Лесков, в общем-то, и не обещает, что представит читателю сплошь безупречных, благостных святых. В предисловии к циклу писатель признаётся, что решил не выбирать героев по своему усмотрению, а просто записывать истории о тех людях, которых народ по каким-то причинам назовёт праведными. «Но куда я ни обращался, кого ни спрашивал — все отвечали мне в том роде, что праведных людей не видывали, потому что все люди грешные, а так, кое-каких хороших людей и тот и другой знавали. Я и стал это записывать» — так сформулировал Лесков принцип отбора. Кроме того, Лесков и не ищет религиозных обоснований праведности. В одной статье он описывает праведников как несомненно живущих в миру «долгую жизнь, не солгав, не обманув, не слукавив, не огорчив ближнего и не осудив пристрастно врага». В другой статье он готов назвать праведниками тех, кто совершает «изумительные дела не только без всякого содействия властей, но даже при самом старательном их противодействии». Так в списке лесковских праведников оказываются квартальный надзиратель и народный толкователь Библии Александр Рыжов из «Однодума», тульский мастеровой Левша, более всего известный тем, что сумел изготовить подковы для английской «нимфозории», караульный часовой Постников, вытащивший из полыньи офицера и не только никому не рассказавший о своём подвиге, но ещё и наказанный за самовольный уход с поста.
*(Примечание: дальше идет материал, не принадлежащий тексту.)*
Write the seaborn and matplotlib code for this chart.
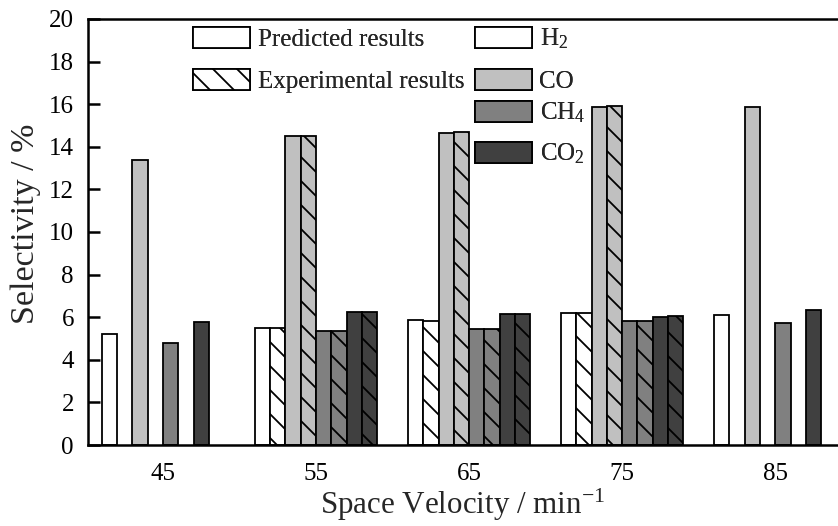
import numpy as np
import pandas as pd
import matplotlib
matplotlib.use("Agg")
import matplotlib.pyplot as plt
from matplotlib.patches import Patch
import seaborn as sns

# Space velocities (min^-1)
velocities = ["45", "55", "65", "75", "85"]

# Predicted selectivities (%)
pred_h2 = [5.20, 5.48, 5.87, 6.18, 6.10]
pred_co = [13.38, 14.52, 14.66, 15.88, 15.85]
pred_ch4 = [4.80, 5.35, 5.45, 5.84, 5.71]
pred_co2 = [5.77, 6.26, 6.13, 6.02, 6.34]

# Experimental selectivities (%), only measured at 55, 65 and 75
exp_h2 = [np.nan, 5.48, 5.80, 6.18, np.nan]
exp_co = [np.nan, 14.52, 14.68, 15.90, np.nan]
exp_ch4 = [np.nan, 5.35, 5.45, 5.84, np.nan]
exp_co2 = [np.nan, 6.26, 6.13, 6.07, np.nan]

gases = ["H2", "CO", "CH4", "CO2"]
gas_labels = [r"$\mathregular{H_2}$", "CO", r"$\mathregular{CH_4}$", r"$\mathregular{CO_2}$"]
gas_colors = ["#ffffff", "#c0c0c0", "#808080", "#404040"]
predicted = [pred_h2, pred_co, pred_ch4, pred_co2]
experimental = [exp_h2, exp_co, exp_ch4, exp_co2]

rows = []
order = []
palette = {}
for gas, color, p_vals, e_vals in zip(gases, gas_colors, predicted, experimental):
    for kind, vals in (("pred", p_vals), ("exp", e_vals)):
        key = f"{gas} {kind}"
        order.append(key)
        palette[key] = color
        for v, sel in zip(velocities, vals):
            if not np.isnan(sel):
                rows.append({"Velocity": v, "Series": key, "Selectivity": sel})
df = pd.DataFrame(rows)

sns.set_style("ticks")
plt.rcParams["font.family"] = ["Liberation Serif", "DejaVu Serif"]
plt.rcParams["hatch.linewidth"] = 1.8
plt.rcParams["hatch.color"] = "black"

W, H = 838, 526
fig = plt.figure(figsize=(W / 72, H / 72), dpi=72)
ax = fig.add_axes([88 / W, 1 - 445 / H, (838 - 88) / W, (445 - 19) / H])

sns.barplot(data=df, x="Velocity", y="Selectivity", hue="Series",
            order=velocities, hue_order=order, palette=palette,
            width=0.8, errorbar=None, edgecolor="black", linewidth=1.8,
            legend=False, ax=ax)

# Experimental bars sit in the odd slots of each 8-slot group: hatch them
slot_w = 0.8 / len(order)
for bar in ax.patches:
    cx = bar.get_x() + bar.get_width() / 2
    slot = int(round((cx - round(cx) + 0.4) / slot_w - 0.5))
    if slot % 2 == 1:
        bar.set_hatch("\\")

ax.set_xlim(-0.49, 4.41)
ax.set_ylim(0, 20)
ax.set_yticks(np.arange(0, 21, 2))

for side in ("left", "bottom", "top"):
    ax.spines[side].set_linewidth(2.5)
    ax.spines[side].set_color("black")
ax.spines["right"].set_visible(False)

ax.tick_params(axis="y", direction="in", length=12, width=2.5, pad=14,
               labelsize=25, colors="black")
ax.tick_params(axis="x", length=0, pad=18, labelsize=25, colors="black")

ax.set_ylabel("Selectivity / %", fontsize=34)
ax.yaxis.set_label_coords(-0.062, 0.52)
ax.set_xlabel(r"Space Velocity / min$\mathregular{^{-1}}$", fontsize=31, labelpad=2)

LEG_FS = 25
common = dict(loc="center left", frameon=False, fontsize=LEG_FS,
              handlelength=57 / LEG_FS, handleheight=23 / LEG_FS,
              handletextpad=0.3, borderpad=0, borderaxespad=0)

# Result-type legend entries
kind_handles = [
    Patch(facecolor="white", edgecolor="black", linewidth=1.8),
    Patch(facecolor="white", edgecolor="black", linewidth=1.8, hatch="\\"),
]
kind_labels = ["Predicted results", "Experimental results"]
for h, lab, yc in zip(kind_handles, kind_labels, [39, 81]):
    fig.add_artist(fig.legend([h], [lab], bbox_to_anchor=(193 / W, 1 - yc / H), **common))

# Gas legend entries
gas_handles = [Patch(facecolor=c, edgecolor="black", linewidth=1.8) for c in gas_colors]
for h, lab, yc in zip(gas_handles, gas_labels, [39, 81, 113, 154]):
    fig.add_artist(fig.legend([h], [lab], bbox_to_anchor=(475 / W, 1 - yc / H), **common))

fig.savefig("out.png", dpi=72)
Но если про них мы просто знаем только хорошее (пусть даже и сомнительно, что их действий достаточно для праведности), то в случае с Иваном Флягиным картина осложняется морально-этической неоднозначностью. Однако критериям самого Лескова с его пониманием праведности он вполне удовлетворяет. Да и поведение героя, который в монастыре начинает чудить, предрекать грядущую войну и плакать о погибели земли русской, намекает на долгую русскую традицию юродства: праведность не всегда равнозначна понятной общечеловеческой морали. Можно вспомнить и о длинной череде святых, начиная с евангельского «благоразумного разбойника» и апостола Павла, которые до самого момента Божественного откровения вели жизнь великих грешников.
Зачем Лескову нужен эпизод с магнетизёром?
Эпизод встречи Ивана Флягина в трактире с незнакомцем, который обещает излечить его от алкогольной зависимости, — один из самых неоднозначных. Прежде всего, совершенно непонятно, что происходит: то ли незнакомец шарлатан, то ли действительно умеет что-то необыкновенное, то ли он вообще просто плод воображения героя. «Какой-то проходимец», «пустой человек» — с этого начинается характеристика незнакомца в трактире. После того как Иван Флягин угощает незнакомца, тот сообщает, что у него есть дар «магнетизма» — способность с любого человека «запойную страсть в одну минуту свести». Флягин просит оказать ему эту услугу, и то, что случается после, похоже на наваждение: Флягин принимает незнакомца за нечистую силу, видит вместо его лица морду и чувствует, будто тот хочет ему «влезть в голову». Если учесть, сколько оба персонажа выпивают по ходу дела, естественно предположить, что Иван Флягин просто пьян и ему всё это кажется. Хотя, возможно, перед ним и правда заморский лекарь-магнетизёр. А если вспомнить, что прежде, чем отправиться в трактир, герой идёт в церковь, где грозит кулаком изображению дьявола в сцене Страшного суда, то этот эпизод можно трактовать и как фольклорную байку о встрече и даже сделке с нечистой силой. Но Лесков никаким образом не даёт понять, какая именно трактовка верная. Этот приём — отсутствие окончательного суждения при нескольких высказанных точках зрения — Лесков не раз применяет в повестях цикла о праведниках; это, несомненно, часть лесковского сказа, построенного на пересечении разных традиций. Читатель волен трактовать эпизод в русле той традиции, которая ему ближе.
Почему герой часто ведёт себя жестоко и зачем Лесков так подробно это описывает?
С одной стороны, такое нефильтрованное воспроизведение действительности было предписано традицией: ещё в 1840-е годы вместе с натуральной школой в литературу пришло стремление как можно тщательнее и подробнее описывать не самые приглядные стороны жизни. В 1870-е годы это стремление в силу очередной волны интереса к простонародной жизни в самых разных её проявлениях вновь набрало силу — и на страницах художественной и особенно очерковой литературы появилось огромное количество неэстетичных подробностей и картин грубых нравов. Это было характерно и для тех, кто стремился показать весь ужас жизни простого народа, и для тех, кто её идеализировал как источник новой мудрости.